The Tax Cuts and Jobs Act includes new provision that can delay the taxation of compensation paid to employees of “eligible corporations” in the form of “qualified stock” for up to five years. The provision is set forth in new Internal Revenue Code (Code) section 83(i).

An “eligible corporation” is one that is privately held and has a written plan in place to grant stock options or restricted stock units (RSUs) to at least 80% of all full-time, U.S.-based employees. “Qualified stock” must be:

  • Received in connection with the exercise of stock options or the settlement of RSUs; and
  • Provided for an employee’s performance of services during a calendar year in which the corporation was an eligible corporation.

An election to defer income inclusion must made by the employee in a manner similar to a section 83(b) election no later than 30 days after the first time the employee’s right to the stock is substantially vested or transferable, whichever occurs earlier. As a practical matter, this means that ordinarily the election must be made within 30 days of the issuance of stock following exercise of a stock option or stock settlement of an RSU.

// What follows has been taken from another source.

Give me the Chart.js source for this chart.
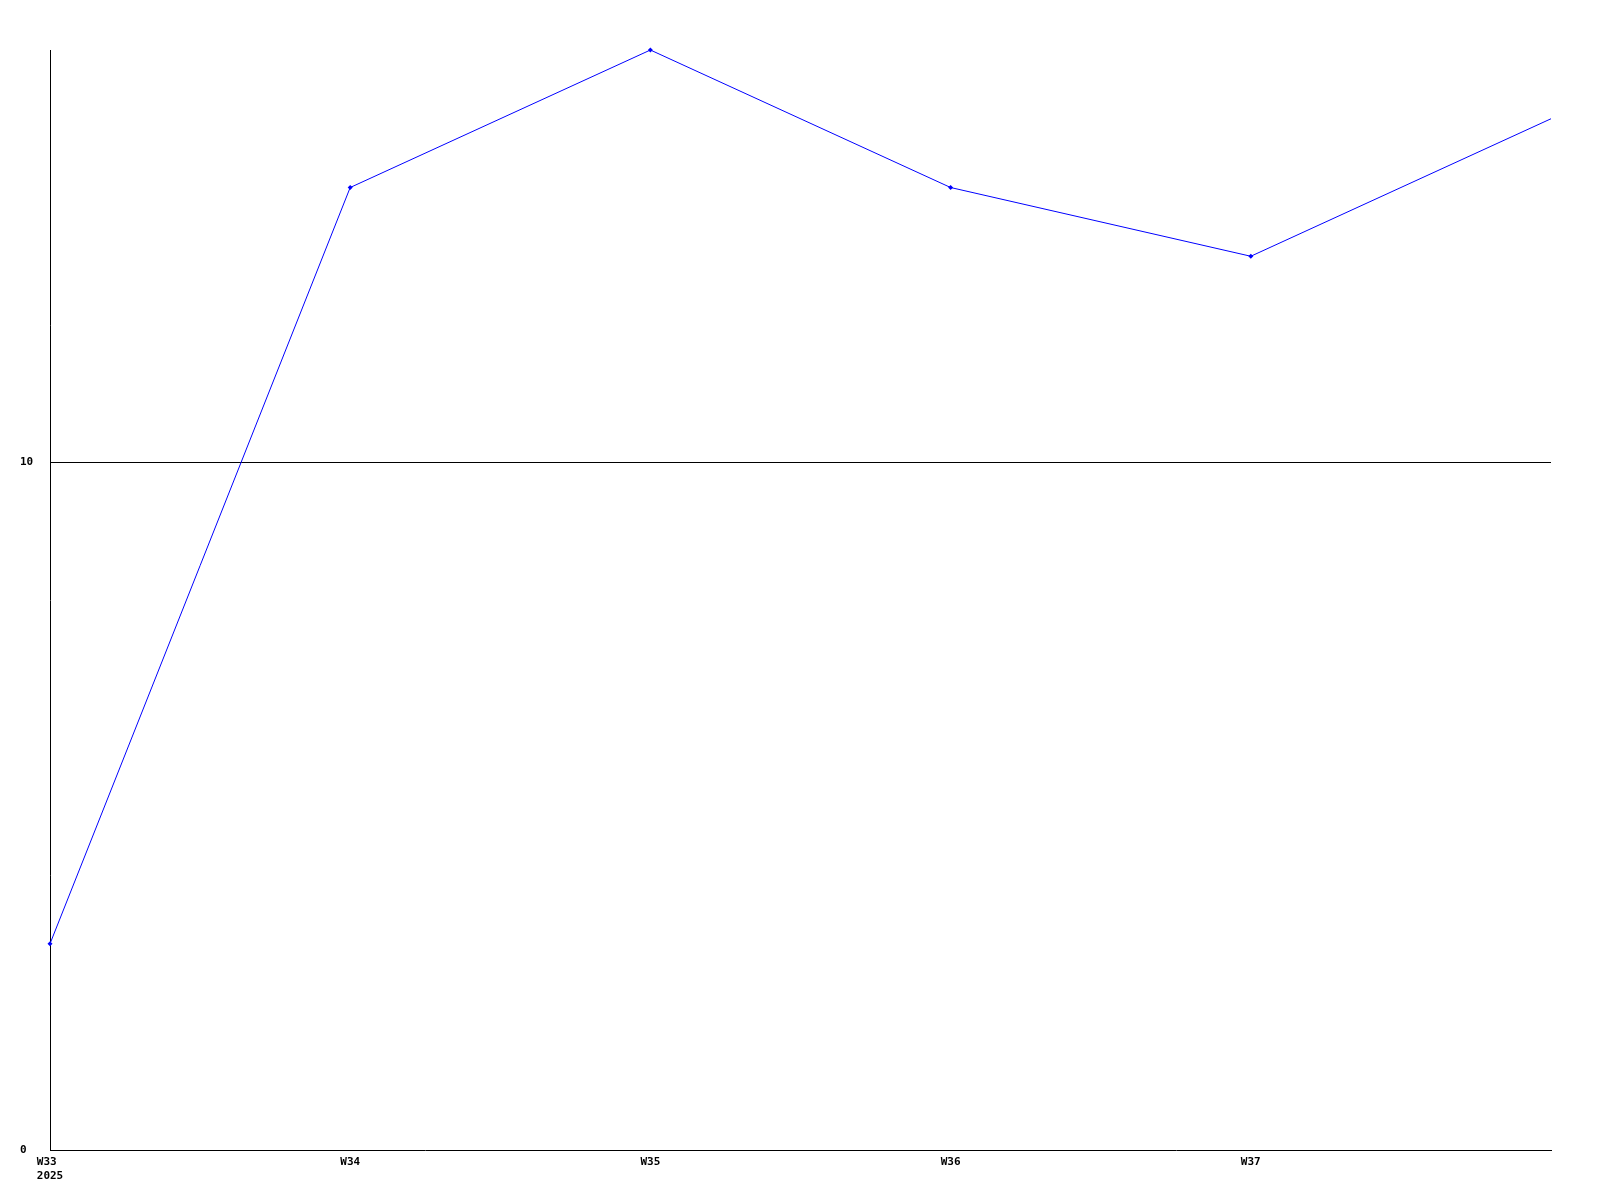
<!DOCTYPE html>
<html><head><meta charset="utf-8">
<script src="https://cdn.jsdelivr.net/npm/chart.js@4"></script>
<style>html,body{margin:0;padding:0;background:#fff}#wrap{width:1600px;height:1200px}</style>
</head><body><div id="wrap"><canvas id="c" width="1600" height="1200"></canvas></div>
<script>
const categories = ['W33', 'W34', 'W35', 'W36', 'W37', 'W38'];
const values = [3, 14, 16, 14, 13, 15];
const yTicks = [0, 10];
const firstLabelYear = '2025';

const FONT = {family: '"DejaVu Sans Mono", "Liberation Mono", monospace', size: 11, weight: 'bold'};

new Chart(document.getElementById('c'), {
  type: 'line',
  data: {
    labels: categories,
    datasets: [{
      data: values,
      borderColor: '#0000ff',
      backgroundColor: '#0000ff',
      borderWidth: 1,
      tension: 0,
      fill: false,
      pointStyle: 'rectRot',
      pointRadius: values.map((v, i) => i === values.length - 1 ? 0 : 2.5),
      pointBorderWidth: 0,
      clip: false
    }]
  },
  options: {
    responsive: false,
    animation: false,
    devicePixelRatio: 1,
    layout: {padding: {left: 20, top: 50, right: 49, bottom: 0}},
    plugins: {legend: {display: false}, tooltip: {enabled: false}},
    scales: {
      x: {
        type: 'category',
        offset: false,
        grid: {display: false, drawTicks: false},
        border: {display: true, color: '#000', width: 1},
        ticks: {
          color: '#000', font: FONT, padding: 6, maxRotation: 0, autoSkip: false,
          callback: function(v, i) {
            if (i === categories.length - 1) return '';
            return i === 0 ? [categories[i] + ' ', firstLabelYear] : categories[i];
          }
        },
        afterFit: s => { s.height = 50; }
      },
      y: {
        min: 0, max: 16,
        afterBuildTicks: s => { s.ticks = yTicks.map(v => ({value: v})); },
        grid: {
          drawTicks: false,
          color: ctx => (ctx.tick && ctx.tick.value === 10) ? '#000' : 'rgba(0,0,0,0)',
          lineWidth: 1
        },
        border: {display: true, color: '#000', width: 1},
        ticks: {color: '#000', font: FONT, padding: 17, crossAlign: 'far'},
        afterFit: s => { s.width = 30; }
      }
    }
  }
});
</script></body></html>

Ordinarily, once a stock option is exercised or RSU is settled, the award becomes subject to income taxes in the year in which the underlying stock is received (or, if later, the first year for which the stock ceases to be “substantially nonvested”). However, if the election is made, income taxes on qualified stock are due upon the earliest of the following:

  1. The date the stock is transferrable, including to the employer.
  2. The date the employee first becomes an “excluded employee” (i.e., (i) an individual who is or has been a 1% owner at any time during the 10 prior calendar years; (ii) the chief executive officer or chief financial officer (or an individual acting in either capacity); (iii) a family member of an individual described in (i) or (ii); or (iv) one of the highest four compensated officers for any of the 10 prior taxable years).
  3. The first date any stock of the employer becomes readily tradable on an established securities market.
  4. The date five years after the date the employee’s right to the stock is not subject to a substantial risk of forfeiture.
  5. The date on which the employee revokes a deferral election.

For employees to be eligible to make a Code section 83(i) election, an eligible corporation must grant at least 80% of all full-time, U.S.-based employees stock options or RSUs that have the same rights and privileges (determined under the rules for employee stock purchase plans in Code section 423(b)(5)). To meet this standard, employees may receive different amounts of stock, but each participant must get more than a de minimis amount; employees cannot be granted a combination of stock options and RSUs during a year (i.e., they must be granted stock options or RSUs for the year).

Employees that have made Code section 83(b) elections with respect to any stock options are not eligible to make elections under Code section 83(i). Additionally, the deferral election is generally not available if the corporation has bought back any outstanding stock in the preceding calendar year, unless at least 25% of the total dollar amount the company bought back is stock to which a Code section 83(i) deferral election is in effect and the determination of which individuals from whom such stock is purchased is made on a reasonable basis. In applying this requirement, stock subject to the longest deferral election under Code section 83(i) must be purchased first.

The employer is subject to reporting requirements regarding stock on which employees have deferred income tax. It is required to provide notice to employees about their right to defer income tax on the stock as well as the consequences of the deferral. Employees who make the election pay tax on the share value at vesting, which could decline over the deferral period. Qualified stock under Code section 83(i) is not be treated as deferred compensation for purposes of Code section 409A. Finally, this deferral opportunity only relates to income taxes—not FICA taxes.

The new qualified equity grant deferral feature requires a broad-based plan that is available to 80% of employees. This may make the plan less attractive to some employers. However, for employers that want to provide a broad-based deferral opportunity for equity grants, this could be a significant benefit to employees.